Union members say many of the nonunion workers hired by Fluor Daniel have traveled to Arizona from Southeastern states. Evenson says Fluor Daniel's low pay is contributing to high turnover among the out-of-state workers, some of whom grow weary of working at the isolated plant, which is located 50 miles west of downtown Phoenix in an area with limited housing.

Despite the labor churn, union members say Fluor Daniel refuses even to interview union members for skilled positions, expect in rare cases where a labor shortage becomes acute. Evenson says a few union welders have been hired in the past six months.

The labor dispute will likely drag on for years. The previous cases filed against Fluor Daniel took about three years to resolve. In those cases, the company promised not to violate federal labor law and was ordered to provide back pay to the union employees it refused to hire.

While the dispute simmers, Linda Hayes has taken a job at a soft-drink plant, running a bottling machine that fills 800 beverage bottles a minute. The job doesn't pay as well as her old one, and she misses the challenge of working at Palo Verde, Hayes says.

Her husband, Ken Hayes, is a union millwright who also lost his job at Palo Verde last summer. Like many other skilled unionists who once worked at Palo Verde, he hasn't found work locally.
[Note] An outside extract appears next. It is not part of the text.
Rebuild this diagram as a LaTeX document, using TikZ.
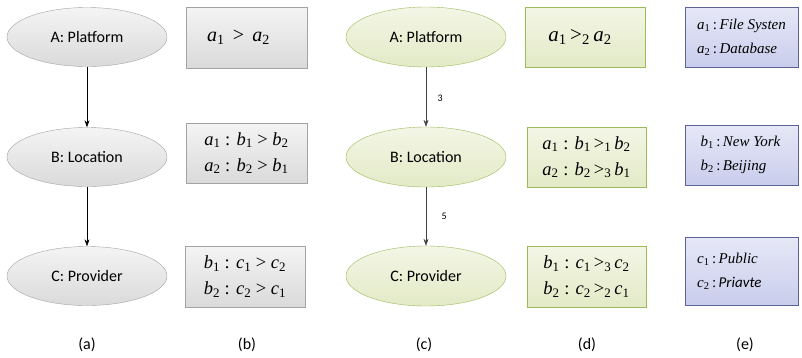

Some laid-off workers have been forced to travel out of state, primarily to California's San Onofre Nuclear Power Plant, where union workers are welcomed.

Ken Hayes says APS fostered antiunion sentiment at Palo Verde by passing out derogatory materials during union campaigns to organize additional employees.

"Some of the stuff they were passing out to their employees listing reasons why not to join the union were disgusting," says Ken Hayes.

In one case, he says, the company distributed a shirt with a drawing of two cowboy boots encased in concrete. The initials "J" and "H" were inscribed in each boot. Below the illustration was the statement: "Jimmy Hoffa says vote no!